• Interesting one with a friend today. A few cuts and bruises sustained, but otherwise fine.

    Cars waiting in a queue on a standard two lane road. Coming from further back, it's not clear why the cars had stopped. My friend filtered on the right hand side of the stopped cars. Not advisable, obviously. He left himself very little room. He is either in the very small gap between the cars and the white lines or on the other side of the road.
    It turns out the traffic had stopped because the car at the front was turning right. Unclear as to whether they were indicating.
    Car turns right, my friend filtering, goes over the bonnet. Both him and driver were very shaken, but otherwise ok.
    It isn't clear, to me, who is at fault in this scenario. I think the driver should have check mirrors, but also, I don't think my friend should have been filtering on the right hand side of traffic on a two lane road. If driver had checked mirrors, it is possible that my friend was going fast and the he wasn't in the drivers mirrors and appeared out of nowhere. It's a downhill on a corner.
    What do you all think?

  • It’s fine to filter on the RHS, actually advisable over filtering on the LHS most of the time, as you are more visible to drivers.
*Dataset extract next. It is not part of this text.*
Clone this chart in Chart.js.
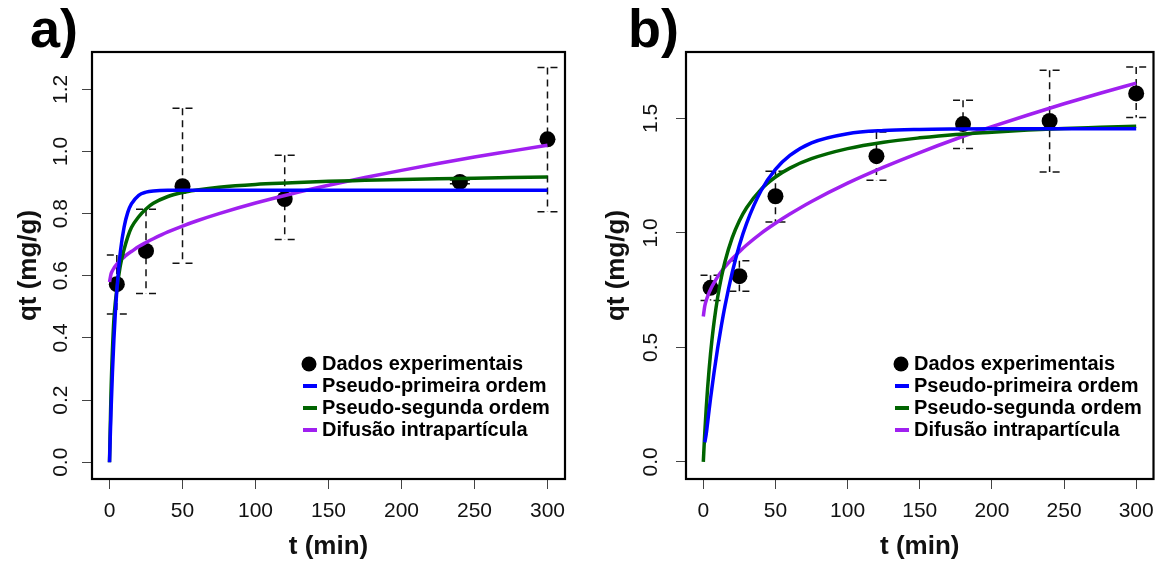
<!DOCTYPE html>
<html lang="pt-br">
  <head>
    <meta charset="UTF-8" />
    <title>Cinética de adsorção</title>
    <script src="https://cdn.jsdelivr.net/npm/chart.js"></script>
    <style>
      body {
        margin: 0;
        background: #fff;
      }
      .painel {
        position: absolute;
        top: 0;
      }
      #painelA {
        left: 0;
      }
      #painelB {
        left: 582px;
      }
    </style>
  </head>
  <body>
    <canvas id="painelA" class="painel" width="582" height="562"></canvas>
    <canvas id="painelB" class="painel" width="582" height="562"></canvas>

    <script>
      // pontos experimentais (t em min, qt em mg/g) com barras de erro
      const tempoExp_a = [5, 25, 50, 120, 240, 300];
      const qt_a = [0.573, 0.68, 0.888, 0.847, 0.902, 1.039];
      const qtMin_a = [0.477, 0.543, 0.64, 0.717, 0.896, 0.806];
      const qtMax_a = [0.667, 0.814, 1.139, 0.988, 0.908, 1.27];

      const tempoExp_b = [5, 25, 50, 120, 180, 240, 300];
      const qt_b = [0.76, 0.811, 1.16, 1.335, 1.475, 1.489, 1.609];
      const qtMin_b = [0.705, 0.745, 1.048, 1.23, 1.369, 1.266, 1.504];
      const qtMax_b = [0.815, 0.878, 1.269, 1.441, 1.579, 1.71, 1.725];

      // curvas dos modelos
      const tempoCurva = [0, 1, 2, 3, 4, 5, 6, 7.5, 10, 12.5, 15, 20, 25, 30, 40, 50, 60, 75, 100, 125, 150, 175, 200, 225, 250, 275, 300];

      const pfo_a = [0, 0.159, 0.288, 0.395, 0.482, 0.553, 0.611, 0.68, 0.757, 0.804, 0.831, 0.859, 0.869, 0.873, 0.875, 0.875, 0.875, 0.875, 0.875, 0.875, 0.875, 0.875, 0.875, 0.875, 0.875, 0.875, 0.875];
      const pso_a = [0, 0.22, 0.36, 0.46, 0.515, 0.555, 0.59, 0.635, 0.685, 0.725, 0.755, 0.79, 0.815, 0.833, 0.855, 0.868, 0.876, 0.885, 0.894, 0.899, 0.904, 0.907, 0.91, 0.912, 0.914, 0.916, 0.918];
      const dif_a = [0.58, 0.605, 0.616, 0.624, 0.631, 0.637, 0.642, 0.65, 0.66, 0.67, 0.678, 0.694, 0.707, 0.719, 0.741, 0.76, 0.777, 0.8, 0.834, 0.864, 0.891, 0.916, 0.939, 0.961, 0.982, 1.001, 1.02];

      const pfo_b = [null, 0.085, 0.12, 0.172, 0.225, 0.276, 0.324, 0.393, 0.499, 0.594, 0.68, 0.826, 0.946, 1.042, 1.184, 1.277, 1.338, 1.393, 1.433, 1.447, 1.452, 1.454, 1.455, 1.455, 1.455, 1.455, 1.455];
      const pso_b = [0, 0.126, 0.232, 0.324, 0.403, 0.472, 0.533, 0.613, 0.721, 0.805, 0.874, 0.978, 1.053, 1.11, 1.19, 1.244, 1.283, 1.324, 1.368, 1.396, 1.415, 1.43, 1.44, 1.449, 1.456, 1.461, 1.466];
      const dif_b = [0.635, 0.68, 0.705, 0.723, 0.739, 0.753, 0.766, 0.783, 0.809, 0.831, 0.851, 0.887, 0.918, 0.947, 0.998, 1.042, 1.082, 1.137, 1.217, 1.287, 1.351, 1.41, 1.464, 1.515, 1.564, 1.61, 1.654];

      const ticksX = [0, 50, 100, 150, 200, 250, 300];
      const ticksY_a = [0, 0.2, 0.4, 0.6, 0.8, 1.0, 1.2];
      const ticksY_b = [0, 0.5, 1.0, 1.5];

      const legendas = ["Dados experimentais", "Pseudo-primeira ordem", "Pseudo-segunda ordem", "Difusão intrapartícula"];
      const cores = ["#000000", "#0000ff", "#006400", "#a020f0"];

      const fonte = "'Liberation Sans', Arial, sans-serif";

      function pares(xs, ys) {
        return xs.map((x, i) => ({ x: x, y: ys[i] }));
      }

      // barras de erro, moldura, legenda e rótulo do painel
      const decoracao = {
        id: "decoracao",
        beforeDatasetsDraw(chart, args, op) {
          const ctx = chart.ctx;
          const sx = chart.scales.x;
          const sy = chart.scales.y;
          ctx.save();
          ctx.strokeStyle = "#111";
          ctx.lineWidth = 1.5;
          op.tempo.forEach((t, i) => {
            const x = sx.getPixelForValue(t);
            const y0 = sy.getPixelForValue(op.min[i]);
            const y1 = sy.getPixelForValue(op.max[i]);
            ctx.setLineDash([7, 5]);
            ctx.beginPath();
            ctx.moveTo(x, y1);
            ctx.lineTo(x, y0);
            ctx.stroke();
            ctx.setLineDash([7, 6]);
            [y0, y1].forEach((y) => {
              ctx.beginPath();
              ctx.moveTo(x - 10, y);
              ctx.lineTo(x + 10, y);
              ctx.stroke();
            });
          });
          ctx.restore();
        },
        afterDatasetsDraw(chart) {
          const a = chart.chartArea;
          const ctx = chart.ctx;
          ctx.save();
          ctx.strokeStyle = "#000";
          ctx.lineWidth = 2.2;
          ctx.strokeRect(a.left, a.top, a.right - a.left, a.bottom - a.top);
          ctx.restore();
        },
        afterDraw(chart, args, op) {
          const ctx = chart.ctx;
          ctx.save();
          ctx.fillStyle = "#000";
          ctx.font = "bold 54px " + fonte;
          ctx.textBaseline = "alphabetic";
          ctx.fillText(op.rotulo, op.rotuloX, 47);

          ctx.font = "bold 20px " + fonte;
          ctx.textBaseline = "middle";
          legendas.forEach((txt, i) => {
            const y = op.legY + i * 22;
            if (i === 0) {
              ctx.beginPath();
              ctx.arc(op.legX + 6, y, 7.5, 0, Math.PI * 2);
              ctx.fillStyle = cores[0];
              ctx.fill();
            } else {
              ctx.strokeStyle = cores[i];
              ctx.lineWidth = 4;
              ctx.beginPath();
              ctx.moveTo(op.legX, y);
              ctx.lineTo(op.legX + 14, y);
              ctx.stroke();
            }
            ctx.fillStyle = "#000";
            ctx.fillText(txt, op.legX + 19, y);
          });
          ctx.restore();
        },
      };

      function criarGrafico(id, dados, eixoY, extra) {
        const linha = (rotulo, ys, cor) => ({
          label: rotulo,
          data: pares(tempoCurva, ys),
          showLine: true,
          borderColor: cor,
          borderWidth: 3.5,
          pointRadius: 0,
          cubicInterpolationMode: "monotone",
          spanGaps: false,
        });

        return new Chart(document.getElementById(id), {
          type: "scatter",
          data: {
            datasets: [
              linha(legendas[1], dados.pfo, cores[1]),
              linha(legendas[2], dados.pso, cores[2]),
              linha(legendas[3], dados.dif, cores[3]),
              {
                label: legendas[0],
                data: pares(dados.tempo, dados.qt),
                backgroundColor: "#000",
                borderWidth: 0,
                pointRadius: 8,
              },
            ],
          },
          options: {
            responsive: false,
            animation: false,
            devicePixelRatio: 1,
            layout: {
              padding: { left: 0, top: 52, right: extra.dir, bottom: 0 },
            },
            scales: {
              x: {
                type: "linear",
                min: -12,
                max: 312,
                afterBuildTicks: (ax) => {
                  ax.ticks = ticksX.map((v) => ({ value: v }));
                },
                afterFit: (s) => {
                  s.height = 83;
                },
                grid: { drawOnChartArea: false, tickLength: 10, color: "#444" },
                border: { display: false },
                ticks: {
                  autoSkip: false,
                  maxRotation: 0,
                  padding: 10,
                  color: "#111",
                  font: { family: fonte, size: 21 },
                },
                title: {
                  display: true,
                  text: "t (min)",
                  color: "#111",
                  font: { family: fonte, size: 26, weight: "bold" },
                  padding: { top: 0, bottom: 0 },
                },
              },
              y: {
                type: "linear",
                min: eixoY.min,
                max: eixoY.max,
                afterBuildTicks: (ax) => {
                  ax.ticks = eixoY.ticks.map((v) => ({ value: v }));
                },
                afterFit: (s) => {
                  s.width = extra.esq;
                },
                grid: { drawOnChartArea: false, tickLength: 10, color: "#444" },
                border: { display: false },
                ticks: {
                  autoSkip: false,
                  minRotation: 90,
                  maxRotation: 90,
                  crossAlign: "center",
                  padding: extra.padY,
                  color: "#111",
                  font: { family: fonte, size: 21 },
                  callback: (v) => v.toFixed(1),
                },
                title: {
                  display: true,
                  text: "qt (mg/g)",
                  color: "#111",
                  font: { family: fonte, size: 26, weight: "bold" },
                  padding: { top: extra.padTitulo, bottom: 0 },
                },
              },
            },
            plugins: {
              legend: { display: false },
              tooltip: { enabled: false },
              decoracao: {
                tempo: dados.tempo,
                min: dados.min,
                max: dados.max,
                rotulo: extra.rotulo,
                rotuloX: extra.rotuloX,
                legX: extra.legX,
                legY: 364,
              },
            },
          },
          plugins: [decoracao],
        });
      }

      criarGrafico(
        "painelA",
        { tempo: tempoExp_a, qt: qt_a, min: qtMin_a, max: qtMax_a, pfo: pfo_a, pso: pso_a, dif: dif_a },
        { min: -0.054, max: 1.32, ticks: ticksY_a },
        { esq: 92, dir: 17, padY: 6, padTitulo: 13, rotulo: "a)", rotuloX: 30, legX: 303 }
      );

      criarGrafico(
        "painelB",
        { tempo: tempoExp_b, qt: qt_b, min: qtMin_b, max: qtMax_b, pfo: pfo_b, pso: pso_b, dif: dif_b },
        { min: -0.075, max: 1.79, ticks: ticksY_b },
        { esq: 104, dir: 6, padY: 10, padTitulo: 19, rotulo: "b)", rotuloX: 46, legX: 313 }
      );
    </script>
  </body>
</html>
Why do you think motorbikes almost always filter on the right? It’s safer.

    Hard to apportion ‘blame’ without more info. Could just be bad luck

    Ie was your friend going quickly or quite slow / cautious?

  • Should not be overtaking at a junction

  • Drivers not at the front of the queue and not near a junction often turn right with no warning - to U-turn, or the classic speed along in the wrong lane to turn right a bit further on. Filtering in the middle of the road is fine but do it at a speed to take such manoeuvres into account.